My first assignment was to photograph a model wearing a bra worth 15 million yen (about $117,000 at that time). I remember asking the model to pose in different ways for at least 30 minutes because I was uncertain that I had the right shot. She was nice enough to put up with me, but I learnt that a photographer should have a clear vision of the composition before the actual shoot.

One assignment that left a big mark on me was covering a Buddhist monk in Fukushima, who was fighting radiation left by the nuclear disaster on March 11, 2011, by planting sunflowers in the summer and removing radioactive dirt in the winter. He taught me that no matter how harsh reality is, there is hope as long as we act upon it.

Covering the tsunami in Banda Ache was my first foreign assignment as a photographer. I was embedded with the U.S. army and was very nervous about covering such a big event. I photographed a boy being rescued by a U.S. soldier, and a colleague told me about a month later that the boy’s father was reunited with his son after seeing my photo in a newspaper. When I learnt that, I understood how our jobs could make a real positive impact on people’s lives.

I love illustrating people’s characteristics through their daily lives.

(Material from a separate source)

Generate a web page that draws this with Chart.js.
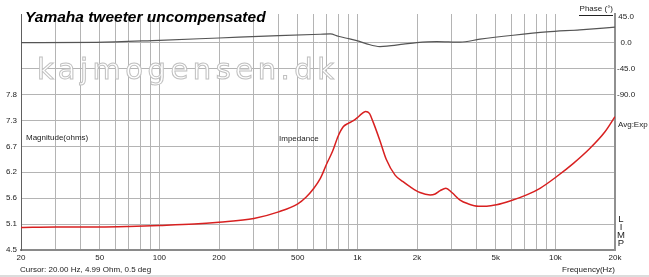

I enjoy learning about another person’s world, values and culture.

Who do I have in mind when I take pictures? People who are curious and care about the world.

My biggest lesson has been never say no. When I was told to cover the daily life of a Toyota factory worker at a time when Toyota was experiencing a global recall on its vehicles, I frankly thought that would be impossible. However, after talking to (or being ignored by) about 15 Toyota workers coming out of the factory after work, we ran into one man who spoke frankly about what he thought of the company and, surprisingly, he allowed me to spend three days with his family.

I respect the people who have allowed me to take their photos, even though there might have been no benefit to them from being photographed. For instance, a fisherman who lost his wife, mother, house and everything he cherished and worked hard for all his life in the Fukushima disaster, allowed me to take his photo. I respect his capacity to share his experience, even at times of despair, and his strength to look on the bright side.

Being a photographer at Reuters has given me many special tickets to meet amazing people and experience the world first hand. I’d like to take this opportunity to thank everyone whom I was able to meet through photography. I feel very thankful for the experiences, but even more, I hope that I have helped make the world a better place.

Behind the Scenes

. HIGASHI-MATSUSHIMA, Japan. Reuters/Mark Chisolm
Yuriko Nakao walks through debris while covering the aftermath of the earthquake and tsunami in Higashi-Matsushima, northern Japan.